TocCyclopédie ■ Époques

Irena, une jeune orpheline, rencontre son frère Paul, qu'elle n'a jamais connu, à la Nouvelle-Orléans. Peu de temps après, une mystérieuse panthère est capturée en ville et est enfermée au zoo. Irena se rend compte qu'une malédiction pèse sur sa famille...

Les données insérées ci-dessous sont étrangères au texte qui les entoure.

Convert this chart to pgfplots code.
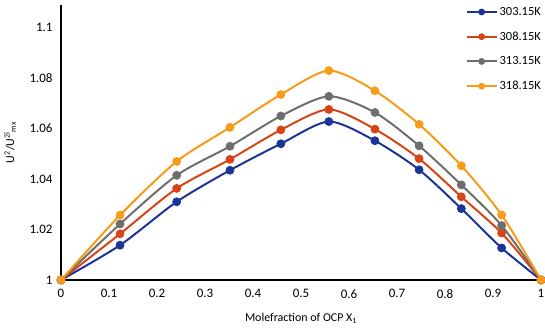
\documentclass[border=0pt]{standalone}
\usepackage{fontspec}
\setmainfont{Carlito}
\usepackage{pgfplots}
\pgfplotsset{compat=1.18}
\usetikzlibrary{calc}
\definecolor{cblue}{RGB}{28,52,150}
\definecolor{cred}{RGB}{214,68,24}
\definecolor{cgray}{RGB}{110,110,110}
\definecolor{corange}{RGB}{247,155,24}
\begin{document}
\begin{tikzpicture}
\begin{axis}[
  name=ax,
  scale only axis,
  width=480bp, height=275bp,
  xmin=0, xmax=1, ymin=1, ymax=1.109,
  axis x line*=bottom, axis y line*=left,
  axis line style={-, line width=1.8pt, black},
  xtick={0,0.1,...,1.01},
  ytick={1,1.02,1.04,1.06,1.08,1.1},
  major tick length=0pt,
  tick label style={font=\fontsize{13}{15}\selectfont},
  /pgf/number format/assume math mode=true,
  xticklabel style={yshift=-6pt},
  yticklabel style={xshift=-5pt},
  xlabel={Molefraction of OCP X\textsubscript{1}},
  ylabel={U\textsuperscript{2}/U\textsuperscript{2i}\textsubscript{mx}},
  label style={font=\fontsize{12}{14}\selectfont},
  xlabel style={at={(rel axis cs:0.5,0)}, anchor=center, yshift=-38bp},
  ylabel style={at={(rel axis cs:0,0.5)}, anchor=center, yshift=51bp},
  clip=false,
  legend style={draw=none, fill=none, at={(rel axis cs:1,1)}, anchor=north east,
    xshift=5bp, yshift=2bp,
    font=\fontsize{12.5}{14}\selectfont, row sep=11pt},
  legend cell align=left,
  legend image code/.code={\draw[mark repeat=2,mark phase=2,sharp plot,#1,mark size=3pt] plot coordinates {(0cm,0cm) (0.53cm,0cm) (1.06cm,0cm)};},
  every axis plot/.append style={line width=2pt, smooth, tension=0.45, mark=*, mark size=4pt},
]
\addplot[color=cblue, mark options={fill=cblue, line width=0.8pt}] coordinates {
(0,1) (0.123,1.0138) (0.241,1.031) (0.352,1.0435) (0.458,1.054) (0.558,1.0628) (0.654,1.0552) (0.746,1.0437) (0.834,1.0283) (0.918,1.0127) (1,1)};
\addplot[color=cred, mark options={fill=cred, line width=0.8pt}] coordinates {
(0,1) (0.123,1.0183) (0.241,1.0363) (0.352,1.0478) (0.458,1.0595) (0.558,1.0676) (0.654,1.0598) (0.746,1.0481) (0.834,1.0330) (0.918,1.0186) (1,1)};
\addplot[color=cgray, mark options={fill=cgray, line width=0.8pt}] coordinates {
(0,1) (0.123,1.0222) (0.241,1.0415) (0.352,1.0530) (0.458,1.0650) (0.558,1.0728) (0.654,1.0664) (0.746,1.0532) (0.834,1.0377) (0.918,1.0216) (1,1)};
\addplot[color=corange, mark options={fill=corange, line width=0.8pt}] coordinates {
(0,1) (0.123,1.0257) (0.241,1.0470) (0.352,1.0605) (0.458,1.0735) (0.558,1.0830) (0.654,1.0750) (0.746,1.0617) (0.834,1.0453) (0.918,1.0258) (1,1)};
\legend{303.15K,308.15K,313.15K,318.15K}
\end{axis}
\pgfresetboundingbox
\useasboundingbox ($(ax.south west)+(-61bp,-50bp)$) rectangle ($(ax.north east)+(4bp,5bp)$);
\end{tikzpicture}
\end{document}
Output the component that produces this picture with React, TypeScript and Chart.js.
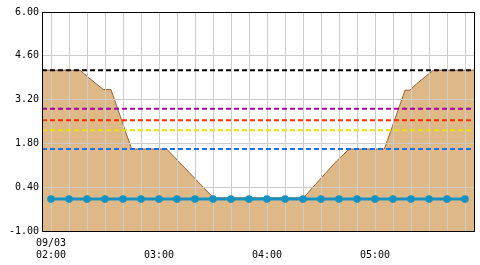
import React, { useEffect, useRef } from "react";
import { Chart, registerables } from "chart.js";

Chart.register(...registerables);

const timeLabels = [
  "02:00", "02:10", "02:20", "02:30", "02:40", "02:50",
  "03:00", "03:10", "03:20", "03:30", "03:40", "03:50",
  "04:00", "04:10", "04:20", "04:30", "04:40", "04:50",
  "05:00", "05:10", "05:20", "05:30", "05:40", "05:50",
];
const dateLabel = "09/03";

const waterLevel = [
  0.02, 0.02, 0.02, 0.02, 0.02, 0.02,
  0.02, 0.02, 0.02, 0.02, 0.02, 0.02,
  0.02, 0.02, 0.02, 0.02, 0.02, 0.02,
  0.02, 0.02, 0.02, 0.02, 0.02, 0.02,
];

// cross-section profile (x in minutes from 02:00, y in m)
const sectionX = [-5, 16.1, 20.7, 29.1, 33.3, 44.8, 64.3, 90.2, 140.2, 158.7, 165.7, 185.2, 196.7, 199.4, 203.2, 212.4, 235];
const sectionY = [4.14, 4.14, 3.91, 3.52, 3.52, 1.62, 1.62, 0.06, 0.06, 1.24, 1.62, 1.62, 3.5, 3.5, 3.71, 4.14, 4.14];

const refLevels = [4.14, 2.91, 2.54, 2.22, 1.62];
const refColors = ["#000000", "#a000a0", "#ff3300", "#eee000", "#1a6ee8"];

const yTickValues = [-1.0, 0.4, 1.8, 3.2, 4.6, 6.0];
const xMin = -5;
const xMax = 235;

const FONT = { family: "'DejaVu Sans Mono', monospace", size: 10 };

export default function App() {
  const ref = useRef<HTMLCanvasElement | null>(null);

  useEffect(() => {
    if (!ref.current) return;
    const fillIndex = refLevels.length + 1;
    const datasets: any[] = [];
    datasets.push({
      type: "line",
      data: waterLevel,
      xAxisID: "x",
      borderColor: "#1592c2",
      backgroundColor: "#1592c2",
      borderWidth: 3,
      pointRadius: 3.8,
      pointBorderWidth: 0,
      pointBackgroundColor: "#1592c2",
      fill: false,
      order: 0,
    });
    refLevels.forEach((v, i) => {
      datasets.push({
        type: "line",
        xAxisID: "x2",
        data: [
          { x: xMin, y: v },
          { x: xMax, y: v },
        ],
        borderColor: refColors[i],
        borderWidth: 2,
        borderDash: [5, 3],
        pointRadius: 0,
        fill: false,
        order: 1 + i,
      });
    });
    datasets.push({
      type: "line",
      xAxisID: "x2",
      data: sectionX.map((x, i) => ({ x, y: sectionY[i] })),
      borderColor: "#9a6232",
      borderWidth: 1,
      backgroundColor: "#deb887",
      pointRadius: 0,
      fill: "start",
      tension: 0,
      order: 10,
    });

    const gridOverFill = {
      id: "gridOverFill",
      afterDatasetDraw(chart: any, args: any) {
        if (args.index !== fillIndex) return;
        const ctx = chart.ctx;
        const a = chart.chartArea;
        ctx.save();
        ctx.beginPath();
        ctx.rect(a.left, a.top, a.right - a.left, a.bottom - a.top);
        ctx.clip();
        chart.scales.x.drawGrid(a);
        chart.scales.y.drawGrid(a);
        ctx.restore();
      },
      afterDraw(chart: any) {
        const ctx = chart.ctx;
        const a = chart.chartArea;
        ctx.save();
        ctx.strokeStyle = "#000";
        ctx.lineWidth = 1;
        const l = Math.round(a.left) + 0.5;
        const t = Math.round(a.top) + 0.5;
        const r = Math.round(a.right) + 0.5;
        const b = Math.round(a.bottom) + 0.5;
        ctx.strokeRect(l, t, r - l, b - t);
        ctx.restore();
      },
    };

    const chart = new Chart(ref.current, {
      type: "line",
      data: { labels: timeLabels, datasets },
      options: {
        animation: false,
        responsive: false,
        devicePixelRatio: 1,
        layout: { padding: { left: 0, top: 12, right: 6, bottom: 0 } },
        plugins: { legend: { display: false }, tooltip: { enabled: false } },
        scales: {
          x: {
            type: "category",
            offset: true,
            grid: { offset: false, color: "#cccccc", lineWidth: 1, drawTicks: false },
            border: { display: false },
            ticks: {
              autoSkip: false,
              maxRotation: 0,
              minRotation: 0,
              padding: 6,
              color: "#000",
              font: FONT,
              callback: (_v: any, i: number) => {
                if (i % 6 !== 0) return "";
                return [i === 0 ? dateLabel : "", timeLabels[i]];
              },
            },
            afterFit: (s: any) => {
              s.height = 34;
            },
          },
          x2: {
            type: "linear",
            display: false,
            min: xMin,
            max: xMax,
          },
          y: {
            type: "linear",
            min: -1,
            max: 6,
            grid: { color: "#cccccc", lineWidth: 1, drawTicks: false },
            border: { display: false },
            ticks: {
              padding: 3,
              color: "#000",
              font: FONT,
              callback: (v: any) => Number(v).toFixed(2),
            },
            afterBuildTicks: (s: any) => {
              s.ticks = yTickValues.map((v) => ({ value: v }));
            },
            afterFit: (s: any) => {
              s.width = 42;
            },
          },
        },
      },
      plugins: [gridOverFill],
    });
    return () => chart.destroy();
  }, []);

  return (
    <div style={{ position: "fixed", left: 0, top: 0, width: 480, height: 265, background: "#fff" }}>
      <canvas ref={ref} width={480} height={265} style={{ display: "block" }} />
    </div>
  );
}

La féline, remake du classique homonyme dirigé par Jacques Tourneur en 1942, est réalisé par Paul Schrader : très connu en tant que scénariste (Obsession (1976) de Brian De Palma, Taxi driver (1976) et A tombeau ouvert (1999) de Martin Scorsese...), il a aussi réalisé des films sur des sujets réputés sulfureux (Hardcore (1979) sur les snuff movies, American gigolo (1980) sur la prostitution masculine, Mishima (1985), remarquable biographie de cet écrivain japonais...). La musique est le fruit d'une collaboration entre le compositeur de musique disco Giorgio Moroder (Midnight express (1978) d'Alan Parker, Scarface (1983) de Brian De Palma...) et le chanteur David Bowie. Le rôle principal est tenu par Nastassja Kinski (Tess (1979) de Roman Polanski, La lune dans le caniveau (1983) de Jean-Jacques Beinex...), la fille de Klaus Kinski. Paul est interprété par Malcom McDowell (Orange mécanique (1971) de Stanley Kubrick, Tonnerre de feu (1983) de John Badham...).
La féline de Jacques Tourneur proposait une alternative féminine au mythe du loup-garou en racontant l'histoire d'Irena, une jeune femme slave se transformant en panthère pendant l'acte sexuel et dévorant ses amants. Schrader a compris le très grand potentiel érotique de ce récit, et a décidé de l'adapter au cinéma relativement permissif des années 1980. Là où Tourneur usait avec finesse de la suggestion et du sous-entendu, Schrader va donc jouer la carte de visions très démonstratives. Les scènes érotiques et les nudités féminines sont assez abondantes. De même, la violence est beaucoup plus graphique : un gardien de zoo se fait arracher un bras, on découvre des membres humains dans le système digestif d'un félin... Enfin, on assiste à une transformation détaillée et monstrueuse d'Irena en panthère : cette séquence bénéficie des grands progrès effectués au cours des années 1970 en matière de maquillage et de prothèse (on pense ici particulièrement à la spectaculaire métamorphose de Le loup-garou de Londres (1981) de John Landis...). Schrader a aussi développé la mythologie des hommes-félins en créant le personnage de Paul, le frère d'Irena, victime de la même malédiction ancestrale : la mythologie fantastique de cette race, qui ne peut survivre qu'en pratiquant l'inceste, est décrit avec beaucoup de soin.

La féline se veut un film à l'ambiance lourde et sensuelle : l'action prend place à la Nouvelle Orléans, ville à l'atmosphère constamment humide et pesante. Le rouge du sang (sang virginal, sang des proies...) et du désir inonde l'écran. On apprécie surtout l'univers fantastique de ce désert africain étrange où se déroulent les épisodes irréels liés au mystère des hommes-panthère : ces séquences envoûtantes (et un peu kitsch...) annoncent les formidables reconstitutions théâtrales des trois romans dans Mishima. La musique aimerait aussi être féline et élégante, mais il faut hélas constater que Moroder n'est pas très en forme sur ce coup là.

La féline souffre de plusieurs gros défauts. D'abord, le casting n'est pas très réussi. Nastassja Kinski est très jolie, mais elle manque de présence et ne parvient pas à faire oublier le jeu impeccable de Simone Simon dans la version de 1942. Malcom Mc Dowell paraît peu concerné par son rôle et ne semble pas faire les efforts nécessaires pour lui donner le minimum d'intensité requise. Quant à John Heard, son manque complet de charisme et de personnalité sont bien embarrassants. De plus, le film paraît beaucoup trop long : il faut plus d'une heure et demie pour que le récit commence à faire preuve d'un peu de nervosité (à partir du moment où Irena accepte sa nature réelle). De même, la réalisation est trop souvent molle et quelconque (la fin est à ce titre particulièrement ratée). Quand le réalisateur se met à vouloir imiter, plan par plan, la célèbre scène de la piscine (la séquence la plus époustouflante du film de 1942), le spectateur est gêné devant tant d'inefficacité.

Malgré une démarche ambitieuse et des idées intéressantes pour développer le mythe fantastique et érotique de la femme-panthère, Schrader ne parvient pas à convaincre complètement, à cause d'un rythme, d'un casting et d'une réalisation beaucoup trop nonchalants.